Comment expliquer alors que l’ombre si attirante parfois puisse être dans d’autres cas effrayante ? On le comprend des enfants bien sûr, qui s’en alarment d’habitude. Mais si cette peur ou cette appréhension subsiste chez l’adulte, sans doute y a-t-il encore chez eux un reste de l’enfance. Elle ne disparaît jamais complètement, et tout homme est le fils de l’enfant qu’il a été.
L’ombre suscite donc à la fois le désir et la crainte. Certains disent que les deux émotions sont identiques, toutes deux déracinant l’homme de lui-même, l’arrachant à sa quotidienneté, à sa zone de confort. C’est vrai dans certains cas, par exemple celui d’un introverti projetant un voyage, ou d’un timide engageant une relation amoureuse. Mais est-ce vrai dans tous ?
En tout cas, il faut délibérément aimer l’ombre, et déplorer sa disparition dans notre culture. Voyez les ravages causés par l’éclairage urbain : sa profusion empêche de voir les étoiles dans le ciel, dérègle les rythmes circadiens, selon lesquels on ne dort bien que dans le noir.

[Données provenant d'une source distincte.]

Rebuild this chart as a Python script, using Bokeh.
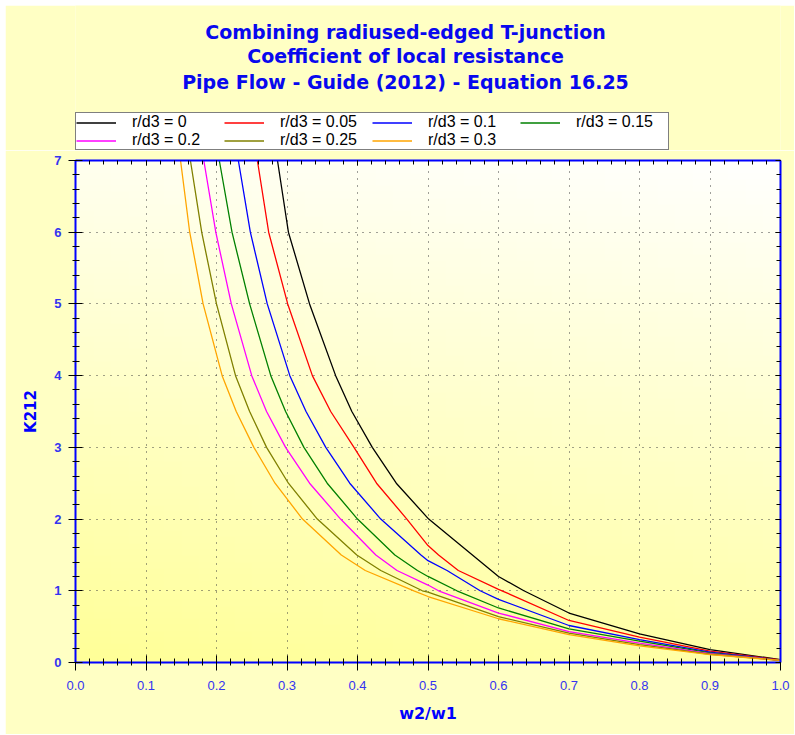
import numpy as np
from bokeh.plotting import figure
from bokeh.layouts import column
from bokeh.models import (Range1d, LinearAxis, SingleIntervalTicker, NumeralTickFormatter,
                          CustomJSTickFormatter, Legend, LegendItem, Label)
from bokeh.embed import file_html
from bokeh.resources import INLINE

# ---------------- data ----------------
series_labels = ["r/d3 = 0", "r/d3 = 0.05", "r/d3 = 0.1", "r/d3 = 0.15",
                 "r/d3 = 0.2", "r/d3 = 0.25", "r/d3 = 0.3"]
series_colors = ["#000000", "#ff0000", "#0000ff", "#008000",
                 "#ff00ff", "#808000", "#ffa500"]

w_r000 = [0.2865, 0.302, 0.332, 0.369, 0.392, 0.421, 0.455, 0.501, 0.60, 0.636, 0.70, 0.80, 0.90, 1.00]
k_r000 = [7.0, 6.0, 5.0, 4.0, 3.5, 3.0, 2.5, 2.0, 1.20, 1.0, 0.69, 0.40, 0.18, 0.04]

w_r005 = [0.258, 0.274, 0.301, 0.336, 0.362, 0.395, 0.427, 0.470, 0.50, 0.515, 0.543, 0.60, 0.605,
          0.70, 0.80, 0.90, 1.00]
k_r005 = [7.0, 6.0, 5.0, 4.0, 3.5, 3.0, 2.5, 2.0, 1.63, 1.50, 1.283, 1.02, 1.0,
          0.586, 0.353, 0.16, 0.035]

w_r010 = [0.231, 0.248, 0.272, 0.304, 0.327, 0.355, 0.389, 0.433, 0.490, 0.50, 0.527, 0.574, 0.60,
          0.70, 0.80, 0.90, 1.00]
k_r010 = [7.0, 6.0, 5.0, 4.0, 3.5, 3.0, 2.5, 2.0, 1.50, 1.42, 1.283, 1.0, 0.88,
          0.516, 0.32, 0.145, 0.03]

w_r015 = [0.204, 0.222, 0.247, 0.277, 0.298, 0.324, 0.357, 0.400, 0.453, 0.485, 0.50, 0.541, 0.60,
          0.70, 0.80, 0.90, 1.00]
k_r015 = [7.0, 6.0, 5.0, 4.0, 3.5, 3.0, 2.5, 2.0, 1.50, 1.283, 1.20, 1.0, 0.76,
          0.47, 0.297, 0.135, 0.03]

w_r020 = [0.182, 0.199, 0.221, 0.250, 0.271, 0.298, 0.332, 0.376, 0.426, 0.456, 0.50, 0.515, 0.60,
          0.70, 0.80, 0.90, 1.00]
k_r020 = [7.0, 6.0, 5.0, 4.0, 3.5, 3.0, 2.5, 2.0, 1.50, 1.283, 1.08, 1.0, 0.69,
          0.432, 0.27, 0.125, 0.03]

w_r025 = [0.163, 0.179, 0.200, 0.227, 0.247, 0.271, 0.302, 0.343, 0.399, 0.433, 0.492, 0.50, 0.60,
          0.70, 0.80, 0.90, 1.00]
k_r025 = [7.0, 6.0, 5.0, 4.0, 3.5, 3.0, 2.5, 2.0, 1.50, 1.283, 1.0, 0.98, 0.64,
          0.41, 0.25, 0.115, 0.03]

w_r030 = [0.149, 0.162, 0.181, 0.208, 0.228, 0.253, 0.283, 0.322, 0.377, 0.411, 0.480, 0.50, 0.60,
          0.70, 0.80, 0.90, 1.00]
k_r030 = [7.0, 6.0, 5.0, 4.0, 3.5, 3.0, 2.5, 2.0, 1.50, 1.283, 1.0, 0.92, 0.61,
          0.39, 0.233, 0.11, 0.03]

series_w = [w_r000, w_r005, w_r010, w_r015, w_r020, w_r025, w_r030]
series_k = [k_r000, k_r005, k_r010, k_r015, k_r020, k_r025, k_r030]

title_lines = ["Combining radiused-edged T-junction",
               "Coefficient of local resistance",
               "Pipe Flow - Guide (2012) - Equation 16.25"]
x_title = "w2/w1"
y_title = "K212"
x_min, x_max = 0.0, 1.0
y_min, y_max = 0.0, 7.0

# ---------------- styles / layout sizes ----------------
BLUE = "#0000ff"
LABEL_BLUE = "#3434f0"
PANEL = "#ffffc4"
FIG_W = 789
HEAD_H = 145
MAIN_H = 584
BORDER_L, BORDER_R = 70, 14
FRAME_W = FIG_W - BORDER_L - BORDER_R

# ---------------- main figure ----------------
p = figure(width=FIG_W, height=MAIN_H, output_backend="svg", toolbar_location=None,
           x_range=Range1d(x_min, x_max), y_range=Range1d(y_min, y_max),
           min_border_left=BORDER_L, min_border_right=BORDER_R,
           min_border_top=10, min_border_bottom=72)
p.border_fill_color = PANEL
p.background_fill_color = "#ffffe8"
p.outline_line_color = None

# gradient background of the plotting area
ny, nx = 80, 40
img = np.empty((ny, nx), dtype=np.uint32)
view = img.view(dtype=np.uint8).reshape((ny, nx, 4))
for j in range(ny):
    fy = j / (ny - 1)
    for i in range(nx):
        fx = i / (nx - 1)
        t = 0.85 * fy + 0.15 * fx
        view[j, i, 0] = 255
        view[j, i, 1] = 255
        view[j, i, 2] = int(152 + 102 * t)
        view[j, i, 3] = 255
p.image_rgba(image=[img], x=x_min, y=y_min, dw=x_max - x_min, dh=y_max - y_min, level="image")

# curves
for col, ws, ks in zip(series_colors, series_w, series_k):
    p.line(ws, ks, line_color=col, line_width=1.3)

# axes
xt = SingleIntervalTicker(interval=0.1, num_minor_ticks=5)
yt = SingleIntervalTicker(interval=1, num_minor_ticks=5)

xa = p.xaxis[0]
xa.ticker = xt
xa.formatter = NumeralTickFormatter(format="0.0")
ya = p.yaxis[0]
ya.ticker = yt
ya.formatter = NumeralTickFormatter(format="0")

for ax in (xa, ya):
    ax.axis_line_color = BLUE
    ax.axis_line_width = 2
    ax.major_tick_line_color = "black"
    ax.minor_tick_line_color = "black"
    ax.major_tick_in = 7
    ax.major_tick_out = 7
    ax.minor_tick_in = 4
    ax.minor_tick_out = 3
    ax.major_label_text_color = LABEL_BLUE
    ax.major_label_text_font = "Liberation Sans"
    ax.major_label_text_font_size = "13px"
    ax.axis_label_text_color = BLUE
    ax.axis_label_text_font = "DejaVu Sans"
    ax.axis_label_text_font_style = "bold"

xa.major_tick_out = 8
xa.major_label_standoff = 10
xa.axis_label = x_title
xa.axis_label_text_font_size = "16px"
xa.axis_label_standoff = 11

ya.major_label_standoff = 7
ya.major_label_text_font_style = "bold"
ya.axis_label = y_title
ya.axis_label_text_font_size = "15px"
ya.axis_label_standoff = 11

empty_fmt = CustomJSTickFormatter(code="return ''")
for side in ("above", "right"):
    ax = LinearAxis(ticker=xt if side == "above" else yt, formatter=empty_fmt)
    ax.axis_line_color = BLUE
    ax.axis_line_width = 2
    ax.major_tick_line_color = "black"
    ax.minor_tick_line_color = "black"
    ax.major_tick_in = 5
    ax.major_tick_out = 0
    ax.minor_tick_in = 4
    ax.minor_tick_out = 0
    ax.major_label_standoff = 0
    ax.major_label_text_font_size = "1px"
    p.add_layout(ax, side)

for g in (p.xgrid[0], p.ygrid[0]):
    g.grid_line_color = "#404040"
    g.grid_line_dash = "1 6"
    g.grid_line_width = 1

# ---------------- header figure: titles + legend ----------------
# its frame is aligned with the main frame; ranges are in header pixels
h = figure(width=FIG_W, height=HEAD_H, output_backend="svg", toolbar_location=None,
           x_range=Range1d(0, FRAME_W), y_range=Range1d(0, HEAD_H),
           x_axis_type=None, y_axis_type=None,
           min_border_left=BORDER_L, min_border_right=BORDER_R,
           min_border_top=0, min_border_bottom=0)
h.title.visible = False
h.border_fill_color = PANEL
h.background_fill_color = PANEL
h.outline_line_color = None
h.grid.visible = False

# hidden proxies of the curves, only used for the legend swatches
items = []
for lab, col, ws, ks in zip(series_labels, series_colors, series_w, series_k):
    r = h.line(ws, ks, line_color=col, line_width=1.3, visible=False)
    items.append(LegendItem(label=lab, renderers=[r]))

legend = Legend(items=items, location=(0, 0), orientation="horizontal", ncols=4,
                glyph_width=40, glyph_height=15, label_height=15, label_width=92,
                label_standoff=16, spacing=0, padding=0, margin=0,
                label_text_font="Liberation Sans", label_text_font_size="16px",
                label_text_color="black", label_text_baseline="middle",
                border_line_color="black", border_line_width=1,
                background_fill_color="white", background_fill_alpha=1.0,
                inactive_fill_alpha=0.0)
h.add_layout(legend, "center")

title_centers = [118.3, 95.0, 68.3]  # header pixels from its bottom
for line, yc in zip(title_lines, title_centers):
    h.add_layout(Label(x=330, y=yc, text=line, text_align="center",
                       text_baseline="middle", text_font="DejaVu Sans",
                       text_font_style="bold", text_font_size="19px",
                       text_color="#0808ee"))

layout = column(h, p, spacing=0)
layout.margin = (5, 0, 0, 5)

open("out.html", "w").write(file_html(layout, INLINE))
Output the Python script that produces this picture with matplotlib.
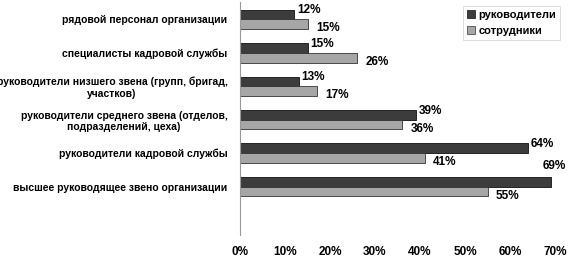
import matplotlib
matplotlib.use("Agg")
import matplotlib.pyplot as plt
import numpy as np
from matplotlib.patches import Patch

plt.rcParams["font.family"] = ["Liberation Sans", "DejaVu Sans"]
plt.rcParams["font.weight"] = "bold"

categories = [
    "рядовой персонал организации",
    "специалисты кадровой службы",
    "руководители низшего звена (групп, бригад,\nучастков)",
    "руководители среднего звена (отделов,\nподразделений, цеха)",
    "руководители кадровой службы",
    "высшее руководящее звено организации",
]
managers = [12, 15, 13, 39, 64, 69]
employees = [15, 26, 17, 36, 41, 55]
series_names = ["руководители", "сотрудники"]
x_ticks = [0, 10, 20, 30, 40, 50, 60, 70]

dark = "#3c3c3c"
light = "#a6a6a6"

fig = plt.figure(figsize=(5.68, 2.61), dpi=100)
ax = fig.add_axes([240 / 568, 1 - 235 / 261, 315 / 568, 233 / 261])

y = np.arange(len(categories))
h = 0.29
ax.barh(y - h / 2, managers, height=h, color=dark, edgecolor="#111111", linewidth=0.6)
ax.barh(y + h / 2, employees, height=h, color=light, edgecolor="#333333", linewidth=0.6)

for i, (m, e) in enumerate(zip(managers, employees)):
    if i == len(categories) - 1:
        # no room on the right, label goes above the bar
        ax.annotate(f"{m}%", (m, y[i] - h / 2), xytext=(-6, 11), textcoords="offset points",
                    ha="left", va="center", fontsize=8.5)
    else:
        ax.annotate(f"{m}%", (m, y[i] - h / 2), xytext=(2, 3), textcoords="offset points",
                    ha="left", va="center", fontsize=8.5)
    ax.annotate(f"{e}%", (e, y[i] + h / 2), xytext=(6, -3), textcoords="offset points",
                ha="left", va="center", fontsize=8.5)

ax.set_xlim(0, 70)
ax.set_ylim(6.45, -0.52)
ax.set_xticks(x_ticks)
ax.set_xticklabels([f"{t}%" for t in x_ticks], fontsize=8.5)
ax.set_yticks(y)
ax.set_yticklabels(categories, fontsize=7.5, multialignment="center")
ax.tick_params(axis="both", length=0)
ax.tick_params(axis="x", pad=8)
ax.tick_params(axis="y", pad=9)

for s in ["top", "right", "bottom"]:
    ax.spines[s].set_visible(False)
ax.spines["left"].set_color("#999999")
ax.spines["left"].set_linewidth(0.8)

handles = [Patch(facecolor=dark, edgecolor="#111111", linewidth=0.5),
           Patch(facecolor=light, edgecolor="#333333", linewidth=0.5)]
leg = fig.legend(handles, series_names, loc="upper right", bbox_to_anchor=(566 / 568, 1.0),
                 fontsize=8, frameon=True, fancybox=False, handlelength=0.7, handleheight=0.7,
                 handletextpad=0.3, borderpad=0.4, labelspacing=0.5)
leg.get_frame().set_edgecolor("#cccccc")
leg.get_frame().set_linewidth(0.6)

fig.savefig("out.png", dpi=100)
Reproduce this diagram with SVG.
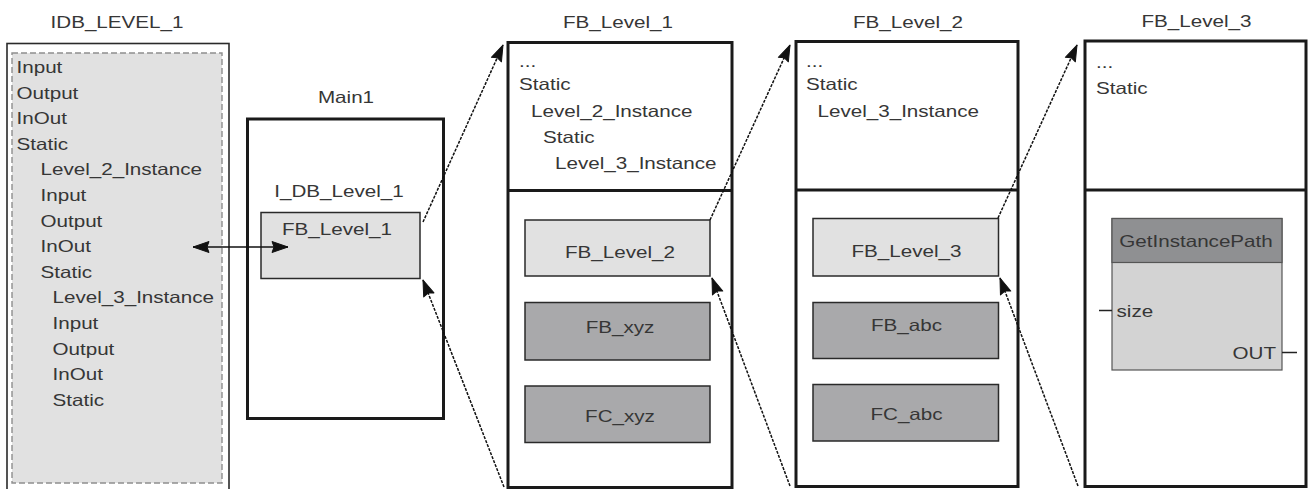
<svg xmlns="http://www.w3.org/2000/svg" width="1308" height="489" viewBox="0 0 1308 489">
<style>
.t{font-family:"Liberation Sans",Arial,sans-serif;font-size:16.5px;fill:#363636}
.m{text-anchor:middle}
.e{text-anchor:end}
.panel{fill:#fff;stroke:#1a1a1a;stroke-width:3}
.div{stroke:#1a1a1a;stroke-width:3}
.light{fill:#e1e1e1;stroke:#2a2a2a;stroke-width:1.5}
.dark{fill:#a9a9ab;stroke:#2a2a2a;stroke-width:1.5}
.arr{fill:none;stroke:#111;stroke-width:1.5;stroke-dasharray:3 1.3;marker-end:url(#ah)}
.pin{stroke:#222;stroke-width:1.5}
</style>
<defs>
<marker id="ah" markerUnits="userSpaceOnUse" markerWidth="20" markerHeight="16" refX="17" refY="8" orient="auto-start-reverse" overflow="visible">
<path d="M1,2.5 L17,8 L1,13.5 L3,8 Z" fill="#111" stroke="#111" stroke-width="1" stroke-linejoin="round"/>
</marker>
</defs>

<g id="idb_level_1">
<text class="t m" transform="translate(117 28) scale(1.25 1)">IDB_LEVEL_1</text>
<rect x="7" y="43.5" width="222" height="460" fill="#fff" stroke="#2a2a2a" stroke-width="1.6"/>
<rect x="12" y="53" width="210" height="430" fill="#e1e1e1" stroke="#8e8e8e" stroke-width="1.4" stroke-dasharray="6 3"/>
<text class="t" transform="translate(16.5 72.5) scale(1.25 1)">Input</text>
<text class="t" transform="translate(16.5 98.5) scale(1.25 1)">Output</text>
<text class="t" transform="translate(16.5 124) scale(1.25 1)">InOut</text>
<text class="t" transform="translate(16.5 149.5) scale(1.25 1)">Static</text>
<text class="t" transform="translate(40.5 175) scale(1.25 1)">Level_2_Instance</text>
<text class="t" transform="translate(40.5 200.5) scale(1.25 1)">Input</text>
<text class="t" transform="translate(40.5 226.5) scale(1.25 1)">Output</text>
<text class="t" transform="translate(40.5 252) scale(1.25 1)">InOut</text>
<text class="t" transform="translate(40.5 277.5) scale(1.25 1)">Static</text>
<text class="t" transform="translate(52.5 303) scale(1.25 1)">Level_3_Instance</text>
<text class="t" transform="translate(52.5 329) scale(1.25 1)">Input</text>
<text class="t" transform="translate(52.5 355) scale(1.25 1)">Output</text>
<text class="t" transform="translate(52.5 380) scale(1.25 1)">InOut</text>
<text class="t" transform="translate(52.5 405.5) scale(1.25 1)">Static</text>
</g>

<g id="main1">
<text class="t m" transform="translate(346 103) scale(1.25 1)">Main1</text>
<rect class="panel" x="247.5" y="119" width="196" height="299.5"/>
<text class="t m" transform="translate(339 197) scale(1.25 1)">I_DB_Level_1</text>
<g id="main1_fb_level_1">
<rect class="light" x="261" y="212.5" width="159" height="66"/>
<text class="t m" transform="translate(337 235) scale(1.25 1)">FB_Level_1</text>
</g>
</g>

<g id="fb_level_1">
<text class="t m" transform="translate(618 28) scale(1.25 1)">FB_Level_1</text>
<rect class="panel" x="508" y="42.5" width="224" height="445"/>
<line class="div" x1="508" y1="190.5" x2="732" y2="190.5"/>
<text class="t" transform="translate(519 66.5) scale(1.25 1)">...</text>
<text class="t" transform="translate(519 90) scale(1.25 1)">Static</text>
<text class="t" transform="translate(531 116.5) scale(1.25 1)">Level_2_Instance</text>
<text class="t" transform="translate(543 142.5) scale(1.25 1)">Static</text>
<text class="t" transform="translate(555 169) scale(1.25 1)">Level_3_Instance</text>
<g id="l1_fb_level_2">
<rect class="light" x="525" y="220" width="185" height="56"/>
<text class="t m" transform="translate(620 258) scale(1.25 1)">FB_Level_2</text>
</g>
<g id="fb_xyz">
<rect class="dark" x="525" y="302.5" width="185" height="57.5"/>
<text class="t m" transform="translate(620 333) scale(1.25 1)">FB_xyz</text>
</g>
<g id="fc_xyz">
<rect class="dark" x="525" y="386" width="185" height="56.5"/>
<text class="t m" transform="translate(620 421.5) scale(1.25 1)">FC_xyz</text>
</g>
</g>

<g id="fb_level_2">
<text class="t m" transform="translate(908 28) scale(1.25 1)">FB_Level_2</text>
<rect class="panel" x="796" y="41.5" width="222" height="445"/>
<line class="div" x1="796" y1="190" x2="1018" y2="190"/>
<text class="t" transform="translate(806 66.5) scale(1.25 1)">...</text>
<text class="t" transform="translate(806 90) scale(1.25 1)">Static</text>
<text class="t" transform="translate(817.5 116.5) scale(1.25 1)">Level_3_Instance</text>
<g id="l2_fb_level_3">
<rect class="light" x="813" y="218.5" width="185.5" height="57.5"/>
<text class="t m" transform="translate(906.5 256.5) scale(1.25 1)">FB_Level_3</text>
</g>
<g id="fb_abc">
<rect class="dark" x="813" y="302.5" width="185.5" height="56"/>
<text class="t m" transform="translate(906.5 330.5) scale(1.25 1)">FB_abc</text>
</g>
<g id="fc_abc">
<rect class="dark" x="813" y="384.5" width="185.5" height="56.5"/>
<text class="t m" transform="translate(906.5 420) scale(1.25 1)">FC_abc</text>
</g>
</g>

<g id="fb_level_3">
<text class="t m" transform="translate(1196.5 26.5) scale(1.25 1)">FB_Level_3</text>
<rect class="panel" x="1085" y="41" width="221" height="445.5"/>
<line class="div" x1="1085" y1="190" x2="1306" y2="190"/>
<text class="t" transform="translate(1096 68) scale(1.25 1)">...</text>
<text class="t" transform="translate(1096 94) scale(1.25 1)">Static</text>
<g id="getinstancepath">
<rect x="1112" y="218.5" width="170" height="151.5" fill="#d3d3d3" stroke="#555" stroke-width="1.2"/>
<rect x="1112" y="218.5" width="170" height="44" fill="#8f9092" stroke="#555" stroke-width="1.2"/>
<text class="t m" transform="translate(1196 246.5) scale(1.25 1)">GetInstancePath</text>
<line class="pin" x1="1099" y1="310.5" x2="1112" y2="310.5"/>
<text class="t" transform="translate(1116.5 316.5) scale(1.25 1)">size</text>
<line class="pin" x1="1282" y1="352.5" x2="1297" y2="352.5"/>
<text class="t e" transform="translate(1276 358.5) scale(1.25 1)">OUT</text>
</g>
</g>

<g id="connectors">
<line x1="193" y1="247" x2="288" y2="247" stroke="#111" stroke-width="1.5" marker-start="url(#ah)" marker-end="url(#ah)"/>
<path class="arr" d="M423,222 L503,45"/>
<path class="arr" d="M504,487 L423,280"/>
<path class="arr" d="M710,220 L790,45"/>
<path class="arr" d="M790,486 L712,278"/>
<path class="arr" d="M998,218 L1077,45"/>
<path class="arr" d="M1078,486 L1000,278"/>
</g>
</svg>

Voyez aussi le goût que nous avons pour tout ce qui est brillant et réfléchit la lumière en l’exaltant, comme le diamant. Les Orientaux (je pense au Japon par exemple) préfèrent l’opacité, comme celle du jade. Leurs maisons comportent des auvents qui permettent le faux-jour, alors que les nôtres laissent entrer au maximum la clarté. On ne réfléchit pas que tourner brutalement le commutateur électrique pour inonder une pièce de lumière est donner congé au rêve. Dans nos vies suivons donc l’exemple de la flamme. Elle ne se voit bien que dans l’obscurité.